COP26 Review: Marginal Gains Overshadowed by Disappointment for the Global South
After a last-minute deal was reached at COP26 after changes to the language in the agreement, Housing Industry Leaders gives an ungreenwashed look at the conference and what world leaders will be doing moving forwards.
A late push by India saw a weakening in the text around ‘phasing out’ and ‘phasing down’ of coal production. Despite the changes, this is the first COP that has concluded with an agreement on reducing coal production globally. This is a historic milestone no matter what rhetoric and language were used within the deal.
On mitigation, there were small levels of progress but not enough as expected when considering the optimism and hype that engulfed the build-up to COP26.
The agreement instructs countries to have strengthened nationally determined contributions (NDCs) by 2022 to help keep 1.5 degrees alive. Considering the length of time countries have had to strengthen their emission reduction commitments, it is unlikely that an extra year will increase the levels anywhere near what is needed.
Nationally determined contributions miles off the mark
All the major countries had created their NDCs before COP so were unlikely to negotiate their commitments in the timeframe. Most world leaders will have been focussing on more collaborative and global policies instead.
The key thing to note will be the progress made within the next year and to see where the pressure comes from to hold the countries to account. NDCs are one of the biggest keys to keeping 1.5 degrees alive.
As it currently stands, 1.5 is on the ropes. It is important to note that even with a global temperature increase of 1.5 degrees, there will still be huge climate change impacts across the planet.
Most notably, will be the poorer nations who emit the smallest amount of emission but face the largest effects of climate change.
This brings us to finance and how poorer countries are going to both push for net-zero and mitigate the current crisis they are facing.
One major win for the global south but most still feeling empty-handed
It was a mixed bag for developing countries getting the financial support they were asking for. Unsurprisingly, this was to be expected due to the sheer cost of climate financing.
The agreement that came from negotiations was that developed countries will have to double the funding for adaptation to climate change. This is the funding that is most important to developing countries and is currently 25% of finance flows.
In terms of total finance, the picture is not as pretty. Developing countries went to COP with the hope that developed countries would make up for their failed commitments to $100 billion a year with increased finance in 2024 and 2025 to catch up to the total.
This did not happen and the text remained for $100 billion per year for developed countries to pay. Although, this could change in 2025 when the funding goes under review.
‘Loss damage’ funding failed to adhere to global south requests
‘Loss damage’ was a term used a lot in COP talks and negotiations between MEDCs and LEDCs. Essentially, it is compensation paid by more economically developed countries to lower economically developed countries for the costs that their emissions have had on the global south.

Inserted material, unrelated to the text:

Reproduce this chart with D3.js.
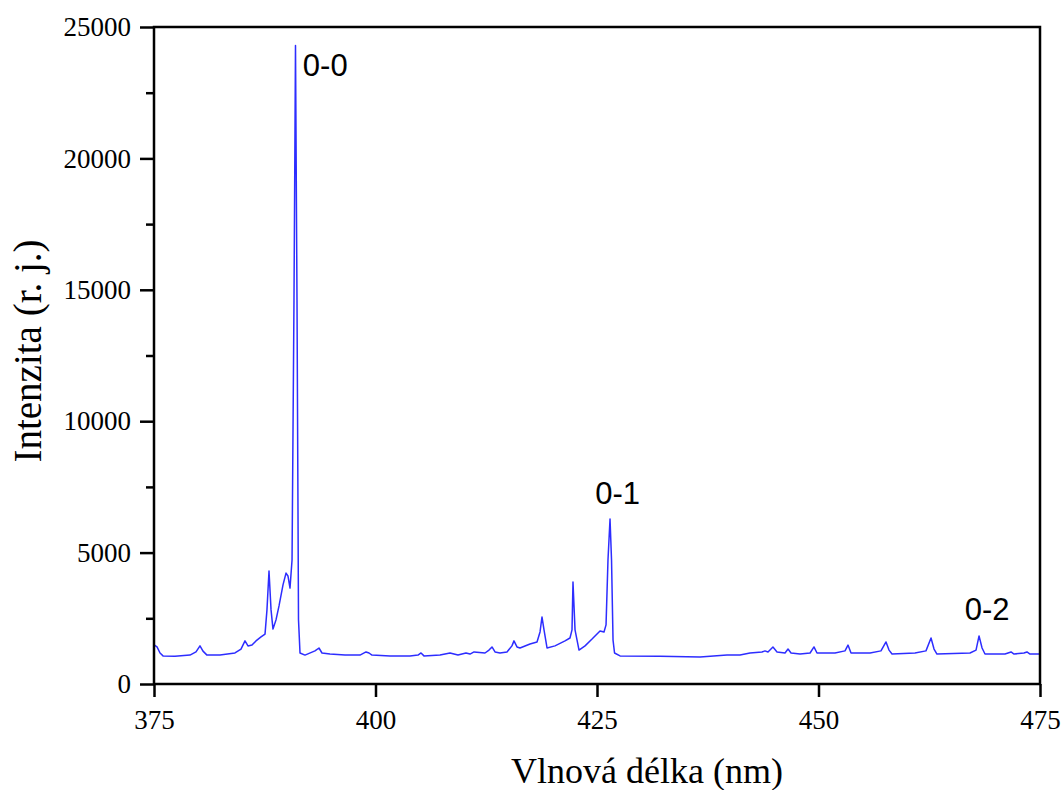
<!DOCTYPE html>
<html>
<head>
<meta charset="utf-8">
<script src="https://cdn.jsdelivr.net/npm/d3@7"></script>
<style>
  html, body { margin: 0; padding: 0; background: #fff; }
  svg { display: block; }
</style>
</head>
<body>
<div id="chart"></div>
<script>
/* Emission spectrum, N2+ first negative system bands 0-0, 0-1, 0-2 */

var wavelength = [
  375.05, 375.34, 375.68, 376.02, 377.37, 379.06, 379.74, 380.19, 380.53, 380.98,
  382.45, 384.14, 384.82, 385.27, 385.61, 386.06, 386.51, 387.08, 387.53, 387.75,
  387.98, 388.21, 388.43, 388.77, 389.11, 389.56, 389.90, 390.12, 390.35, 390.58,
  390.80, 390.97, 391.14, 391.31, 391.48, 392.04, 393.17, 393.62, 393.96, 394.86,
  396.56, 398.25, 398.93, 399.27, 399.60, 401.64, 403.89, 404.80, 405.14, 405.47,
  407.28, 408.41, 409.31, 410.21, 410.67, 411.12, 412.36, 412.81, 413.15, 413.49,
  414.05, 414.84, 415.40, 415.63, 415.97, 416.31, 417.44, 418.23, 418.57, 418.79,
  419.02, 419.36, 420.26, 421.39, 421.95, 422.18, 422.29, 422.52, 422.97, 423.65,
  424.44, 425.34, 425.79, 426.02, 426.24, 426.47, 426.64, 426.81, 426.98, 427.60,
  432.11, 436.63, 439.67, 441.14, 442.27, 443.62, 443.96, 444.30, 444.86, 445.32,
  446.22, 446.56, 446.90, 447.92, 449.05, 449.49, 449.83, 451.86, 452.99, 453.33,
  453.67, 455.82, 457.05, 457.62, 457.96, 458.30, 460.89, 462.13, 462.70, 463.04,
  463.37, 467.10, 467.78, 468.12, 468.46, 468.79, 471.05, 471.73, 472.07, 473.19,
  473.53, 473.87, 475.00
];

var intensity = [
  1480, 1410, 1180, 1070, 1060, 1100, 1220, 1450, 1250, 1100,
  1100, 1180, 1330, 1640, 1450, 1480, 1640, 1790, 1900, 2820,
  4300, 2820, 2090, 2440, 2970, 3770, 4220, 4110, 3650, 4720,
  14600, 24300, 14600, 2440, 1180, 1100, 1260, 1370, 1180, 1140,
  1100, 1100, 1220, 1180, 1100, 1070, 1070, 1100, 1180, 1070,
  1100, 1180, 1100, 1180, 1140, 1220, 1180, 1290, 1410, 1220,
  1180, 1220, 1450, 1640, 1410, 1370, 1520, 1600, 1980, 2550,
  2060, 1370, 1450, 1640, 1750, 2060, 3880, 2060, 1290, 1450,
  1710, 2020, 1980, 2250, 4720, 6280, 4720, 1670, 1180, 1070,
  1060, 1030, 1100, 1100, 1180, 1220, 1260, 1220, 1410, 1220,
  1180, 1330, 1180, 1140, 1180, 1410, 1180, 1180, 1260, 1480,
  1180, 1180, 1260, 1600, 1290, 1140, 1180, 1260, 1750, 1330,
  1140, 1180, 1290, 1830, 1370, 1140, 1140, 1220, 1140, 1180,
  1220, 1140, 1140
];

var xTicks = [375, 400, 425, 450, 475];
var yTicks = [0, 5000, 10000, 15000, 20000, 25000];
var yMinorTicks = [2500, 7500, 12500, 17500, 22500];

var bandLabels = ['0-0', '0-1', '0-2'];
var bandLabelX = [391.8, 424.8, 466.5];
var bandLabelY = [23150, 6850, 2450];

(function() {
  var W = 1063, H = 790;
  var mLeft = 154, mRight = 1040, mTop = 27, mBottom = 684;
  var serif = 'Liberation Serif';

  var x = d3.scaleLinear().domain([375, 475]).range([mLeft, mRight]);
  var y = d3.scaleLinear().domain([0, 25000]).range([mBottom, mTop]);

  var svg = d3.select('#chart').append('svg')
    .attr('width', W)
    .attr('height', H);

  /* ---- spectrum ---- */
  var pts = wavelength.map(function(w, i) { return [w, intensity[i]]; });
  var line = d3.line()
    .x(function(d) { return x(d[0]); })
    .y(function(d) { return y(d[1]); });

  svg.append('path')
    .datum(pts)
    .attr('d', line)
    .attr('fill', 'none')
    .attr('stroke', '#2d2dff')
    .attr('stroke-width', 1.5)
    .attr('stroke-linejoin', 'round');

  /* ---- axes ---- */
  var xAxis = d3.axisBottom(x).tickValues(xTicks).tickSize(13).tickPadding(13)
    .tickFormat(d3.format('d'));
  var yAxis = d3.axisLeft(y).tickValues(yTicks).tickSize(14).tickPadding(9)
    .tickFormat(d3.format('d'));
  var yMinor = d3.axisLeft(y).tickValues(yMinorTicks).tickSize(8).tickFormat('');

  function styleAxis(g) {
    g.attr('font-size', 27).attr('font-family', serif);
    g.select('.domain').remove();
    g.selectAll('.tick line').attr('stroke', '#000').attr('stroke-width', 2.5);
    g.selectAll('.tick text')
      .attr('fill', '#000')
      .attr('font-family', serif)
      .attr('font-size', 27);
  }

  svg.append('g').attr('transform', 'translate(0,' + mBottom + ')').call(xAxis).call(styleAxis);
  svg.append('g').attr('transform', 'translate(' + mLeft + ',0)').call(yAxis).call(styleAxis);
  svg.append('g').attr('transform', 'translate(' + mLeft + ',0)').call(yMinor).call(styleAxis);

  /* frame */
  svg.append('rect')
    .attr('x', mLeft).attr('y', mTop)
    .attr('width', mRight - mLeft).attr('height', mBottom - mTop)
    .attr('fill', 'none')
    .attr('stroke', '#000')
    .attr('stroke-width', 2.5);

  /* ---- titles ---- */
  svg.append('text')
    .attr('x', 647).attr('y', 783)
    .attr('text-anchor', 'middle')
    .attr('font-family', serif)
    .attr('font-size', 36)
    .text('Vlnová délka (nm)');

  svg.append('text')
    .attr('transform', 'translate(41,351) rotate(-90)')
    .attr('text-anchor', 'middle')
    .attr('font-family', serif)
    .attr('font-size', 39)
    .text('Intenzita (r. j.)');

  /* ---- band labels ---- */
  svg.selectAll('.band')
    .data(bandLabels)
    .enter().append('text')
    .attr('class', 'band')
    .attr('x', function(d, i) { return x(bandLabelX[i]); })
    .attr('y', function(d, i) { return y(bandLabelY[i]); })
    .attr('font-family', 'Liberation Sans')
    .attr('font-size', 31)
    .text(function(d) { return d; });
})();
</script>
</body>
</html>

Some will see this as the most disappointing aspect of COP. Poorer countries wanted a new and innovative financing facility but instead, the text handed them a ‘dialogue’ and ‘arrangements’ style agreement. Where have we seen this before?
Many have explained that the route to climate justice is through a ‘loss damage’ payment to the global south. Instead, they could be held accountable to £trillions by international courts for climate change.
This would mean the global south will potentially be paying for damages that they are not responsible for. The knock-on effects of this would mean less funding for global south NDCs, causing more environmental damage and more financial sanctions from international courts.
Carbon market loopholes finally plugged
As it currently stands carbon markets allow countries to offset their carbon emissions to avoid the cost of reducing emissions themselves. This has always been a controversial method and the agreement has closed many loopholes in this.
An underreported point, but this will go a long way in forcing governments to face the issues with a more head-on approach. The higher integrity rules are hoped to boost innovation in carbon reduction and decarbonisation methods across the globe.
On top of this agreement came a global deforestation pledge and a methane pledge. Both of these came within the first week of COP and have been received well across the global north and south. If implemented successfully they could close the emissions gap to a 1.5C path by around 9%.
Overall, COP26 was a real mixed bag. The optimists will say we have built a stronger blueprint to maintain the 1.5 degrees limit while the pessimists will say that the deal doesn’t go far enough and 1.5 degrees is dead in the water.
What is known for sure is global temperatures are going up and the impacts are getting worse and worse. There is lots of anticipation over the next year as countries work on their nationally determined contribution to global emissions.